Based on my understanding the transposon (Tn) integrates into the genome and makes a single cut, introducing the sequencing adapter. This is what we detect as one end of a sequencing read. The second end of the read is the position where a second transposon integrated and introduced its adapter. Therefore I prefer to count cutting events (which is the end of each read) rather than fragments because the two cutting events are independent events. If you count fragments rather than cutting events then imho you throw away half of the observations and notably reduce power for differential analysis.

0
Entering edit mode

That makes sense!

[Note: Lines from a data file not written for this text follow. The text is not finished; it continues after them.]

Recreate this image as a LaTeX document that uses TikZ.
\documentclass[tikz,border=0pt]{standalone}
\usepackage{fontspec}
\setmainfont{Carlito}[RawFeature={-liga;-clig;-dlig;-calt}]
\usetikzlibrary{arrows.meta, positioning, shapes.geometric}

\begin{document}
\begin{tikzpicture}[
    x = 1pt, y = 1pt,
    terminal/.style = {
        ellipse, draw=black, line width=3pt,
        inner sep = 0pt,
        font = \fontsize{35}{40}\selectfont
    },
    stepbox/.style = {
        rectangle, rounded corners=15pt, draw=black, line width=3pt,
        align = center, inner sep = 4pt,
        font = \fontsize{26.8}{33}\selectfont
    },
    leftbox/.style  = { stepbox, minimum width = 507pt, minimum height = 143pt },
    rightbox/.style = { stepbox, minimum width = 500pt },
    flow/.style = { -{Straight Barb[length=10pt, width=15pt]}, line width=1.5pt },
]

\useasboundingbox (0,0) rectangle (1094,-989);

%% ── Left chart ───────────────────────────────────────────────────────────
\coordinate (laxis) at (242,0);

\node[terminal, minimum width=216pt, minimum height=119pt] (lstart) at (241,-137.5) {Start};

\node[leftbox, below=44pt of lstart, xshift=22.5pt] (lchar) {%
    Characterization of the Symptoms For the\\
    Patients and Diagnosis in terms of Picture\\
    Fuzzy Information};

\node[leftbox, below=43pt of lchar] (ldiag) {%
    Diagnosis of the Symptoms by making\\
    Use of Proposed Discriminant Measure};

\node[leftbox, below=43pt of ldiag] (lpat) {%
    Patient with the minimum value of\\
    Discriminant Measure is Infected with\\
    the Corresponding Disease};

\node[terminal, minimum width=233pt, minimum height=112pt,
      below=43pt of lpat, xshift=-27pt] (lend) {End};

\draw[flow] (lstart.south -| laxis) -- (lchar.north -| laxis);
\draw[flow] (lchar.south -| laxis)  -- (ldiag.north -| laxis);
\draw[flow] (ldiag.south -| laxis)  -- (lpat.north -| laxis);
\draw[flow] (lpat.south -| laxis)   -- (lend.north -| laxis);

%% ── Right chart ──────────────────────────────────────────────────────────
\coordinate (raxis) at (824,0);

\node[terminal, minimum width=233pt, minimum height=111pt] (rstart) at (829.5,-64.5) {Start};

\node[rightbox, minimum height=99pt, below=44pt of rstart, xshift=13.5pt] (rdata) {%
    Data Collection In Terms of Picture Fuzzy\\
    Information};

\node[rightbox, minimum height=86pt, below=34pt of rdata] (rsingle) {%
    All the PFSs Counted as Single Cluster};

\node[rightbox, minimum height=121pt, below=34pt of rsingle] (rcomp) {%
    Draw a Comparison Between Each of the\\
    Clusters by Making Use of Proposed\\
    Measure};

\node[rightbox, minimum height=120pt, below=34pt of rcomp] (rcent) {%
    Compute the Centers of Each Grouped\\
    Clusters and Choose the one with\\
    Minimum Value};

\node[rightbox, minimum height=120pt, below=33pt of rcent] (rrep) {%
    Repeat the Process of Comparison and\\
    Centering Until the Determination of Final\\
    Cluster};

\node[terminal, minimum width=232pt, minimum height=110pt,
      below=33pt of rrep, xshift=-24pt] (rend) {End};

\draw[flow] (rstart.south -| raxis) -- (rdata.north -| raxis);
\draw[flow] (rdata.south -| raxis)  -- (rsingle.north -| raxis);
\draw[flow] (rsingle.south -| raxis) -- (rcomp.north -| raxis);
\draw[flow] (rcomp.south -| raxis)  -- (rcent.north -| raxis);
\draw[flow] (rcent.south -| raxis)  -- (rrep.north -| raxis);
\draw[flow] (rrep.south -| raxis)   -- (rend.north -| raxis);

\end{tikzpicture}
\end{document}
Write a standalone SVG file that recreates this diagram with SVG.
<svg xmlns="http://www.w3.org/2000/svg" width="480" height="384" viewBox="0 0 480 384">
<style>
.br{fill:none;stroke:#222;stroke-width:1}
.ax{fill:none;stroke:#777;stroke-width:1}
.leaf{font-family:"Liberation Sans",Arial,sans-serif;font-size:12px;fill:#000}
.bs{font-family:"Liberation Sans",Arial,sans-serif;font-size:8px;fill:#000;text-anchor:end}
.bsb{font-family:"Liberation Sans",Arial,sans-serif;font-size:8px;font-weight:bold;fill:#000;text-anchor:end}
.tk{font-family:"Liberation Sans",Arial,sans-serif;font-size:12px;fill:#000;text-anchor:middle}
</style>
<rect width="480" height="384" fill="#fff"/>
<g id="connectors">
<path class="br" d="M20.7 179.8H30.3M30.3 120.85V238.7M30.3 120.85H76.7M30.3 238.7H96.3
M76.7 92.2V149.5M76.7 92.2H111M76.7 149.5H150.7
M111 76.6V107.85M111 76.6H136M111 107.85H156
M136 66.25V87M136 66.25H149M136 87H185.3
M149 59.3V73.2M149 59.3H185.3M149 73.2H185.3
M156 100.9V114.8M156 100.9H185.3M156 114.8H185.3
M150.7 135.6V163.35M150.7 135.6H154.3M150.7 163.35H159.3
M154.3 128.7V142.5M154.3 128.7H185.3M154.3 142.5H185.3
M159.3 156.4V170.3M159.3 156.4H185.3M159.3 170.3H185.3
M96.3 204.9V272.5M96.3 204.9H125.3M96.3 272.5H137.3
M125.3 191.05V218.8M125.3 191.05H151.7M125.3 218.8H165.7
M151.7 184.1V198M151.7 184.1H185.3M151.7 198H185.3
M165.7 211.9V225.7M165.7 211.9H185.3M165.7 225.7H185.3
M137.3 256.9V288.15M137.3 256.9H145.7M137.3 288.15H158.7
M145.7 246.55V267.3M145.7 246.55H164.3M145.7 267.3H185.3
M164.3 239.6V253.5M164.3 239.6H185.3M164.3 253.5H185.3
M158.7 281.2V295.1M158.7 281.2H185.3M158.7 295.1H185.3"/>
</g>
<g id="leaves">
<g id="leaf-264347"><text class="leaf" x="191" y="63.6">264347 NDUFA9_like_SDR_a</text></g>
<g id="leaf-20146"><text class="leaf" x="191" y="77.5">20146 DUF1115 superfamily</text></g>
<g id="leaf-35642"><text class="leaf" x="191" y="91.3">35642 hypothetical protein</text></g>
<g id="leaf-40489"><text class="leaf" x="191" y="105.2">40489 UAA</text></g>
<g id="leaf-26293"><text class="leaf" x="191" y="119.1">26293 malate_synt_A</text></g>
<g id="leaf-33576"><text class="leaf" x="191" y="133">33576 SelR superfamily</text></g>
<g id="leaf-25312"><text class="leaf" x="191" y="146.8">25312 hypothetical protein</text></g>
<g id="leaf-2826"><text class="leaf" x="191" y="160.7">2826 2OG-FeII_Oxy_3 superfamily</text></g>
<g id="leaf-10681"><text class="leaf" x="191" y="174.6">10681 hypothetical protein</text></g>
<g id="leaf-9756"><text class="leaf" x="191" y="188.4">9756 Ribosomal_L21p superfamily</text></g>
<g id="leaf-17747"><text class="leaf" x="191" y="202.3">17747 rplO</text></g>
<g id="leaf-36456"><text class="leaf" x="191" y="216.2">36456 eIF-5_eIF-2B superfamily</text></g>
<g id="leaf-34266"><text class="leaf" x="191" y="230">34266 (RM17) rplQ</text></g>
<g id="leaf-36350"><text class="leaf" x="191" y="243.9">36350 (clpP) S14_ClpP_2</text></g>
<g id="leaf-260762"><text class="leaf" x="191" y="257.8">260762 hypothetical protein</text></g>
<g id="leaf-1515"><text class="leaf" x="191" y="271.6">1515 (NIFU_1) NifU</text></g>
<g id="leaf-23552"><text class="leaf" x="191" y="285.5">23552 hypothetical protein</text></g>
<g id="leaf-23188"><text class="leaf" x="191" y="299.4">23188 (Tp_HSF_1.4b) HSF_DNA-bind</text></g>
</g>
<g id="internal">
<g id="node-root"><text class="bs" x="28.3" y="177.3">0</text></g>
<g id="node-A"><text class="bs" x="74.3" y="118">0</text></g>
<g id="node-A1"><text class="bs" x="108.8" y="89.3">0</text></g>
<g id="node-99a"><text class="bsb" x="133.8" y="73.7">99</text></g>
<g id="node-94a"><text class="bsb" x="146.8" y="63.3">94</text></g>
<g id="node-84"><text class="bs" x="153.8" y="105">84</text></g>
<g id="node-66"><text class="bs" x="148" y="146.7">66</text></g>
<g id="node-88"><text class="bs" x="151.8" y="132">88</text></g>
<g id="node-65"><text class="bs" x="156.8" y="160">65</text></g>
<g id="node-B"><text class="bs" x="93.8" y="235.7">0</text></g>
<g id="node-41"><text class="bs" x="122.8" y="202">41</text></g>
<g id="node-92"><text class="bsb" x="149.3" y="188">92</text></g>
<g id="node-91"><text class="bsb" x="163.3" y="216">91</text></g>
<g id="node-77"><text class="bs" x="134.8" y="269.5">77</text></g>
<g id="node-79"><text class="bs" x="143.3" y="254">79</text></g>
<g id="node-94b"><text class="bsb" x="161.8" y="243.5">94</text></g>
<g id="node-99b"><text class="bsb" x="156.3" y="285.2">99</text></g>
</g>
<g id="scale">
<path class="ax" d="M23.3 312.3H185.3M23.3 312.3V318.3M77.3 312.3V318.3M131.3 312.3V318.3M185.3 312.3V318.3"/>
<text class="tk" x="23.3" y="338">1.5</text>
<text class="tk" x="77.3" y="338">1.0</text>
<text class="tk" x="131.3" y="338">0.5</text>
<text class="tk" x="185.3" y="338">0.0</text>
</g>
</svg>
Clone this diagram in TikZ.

I'll keep that in mind going forward.Thanks

0
Entering edit mode

Hi ATpoint! I have a follow up question for this. Would you shift the reads from the bam files before featureCounts, or would you just input exactly the same bam files that you used for peak calling? My concern comes from the way peaks are called by Genrich in ATAC-seq mode, with peaks being called from intervals centered on Tn5 cut sited (end of reads). Shouldn't then the bam files reads be centered to the cut sites as well to achieve a more accurate read count within the peak ranges, or this doesn't matter at all?

I had already opened another thread for asking this before I came here (https://www.biostars.org/p/448204/). I hope that it's fine that I ask here as well, but I would really like to have your opinion on this topic

2
Entering edit mode
2.4 years ago
MatthewP ★ 1.2k

Hello, the paper below introduce main ATAC-seq analysis steps and many software/packages. I think is useful for beginner.

Yan, F., Powell, D.R., Curtis, D.J. et al. From reads to insight: a hitchhiker’s guide to ATAC-seq data analysis. Genome Biol 21, 22 (2020). https://doi.org/10.1186/s13059-020-1929-3

0
Entering edit mode
2.4 years ago

The csaw package does its own peak calling before allowing you to do the differential binding/accessibility assessment using the information from the replicates.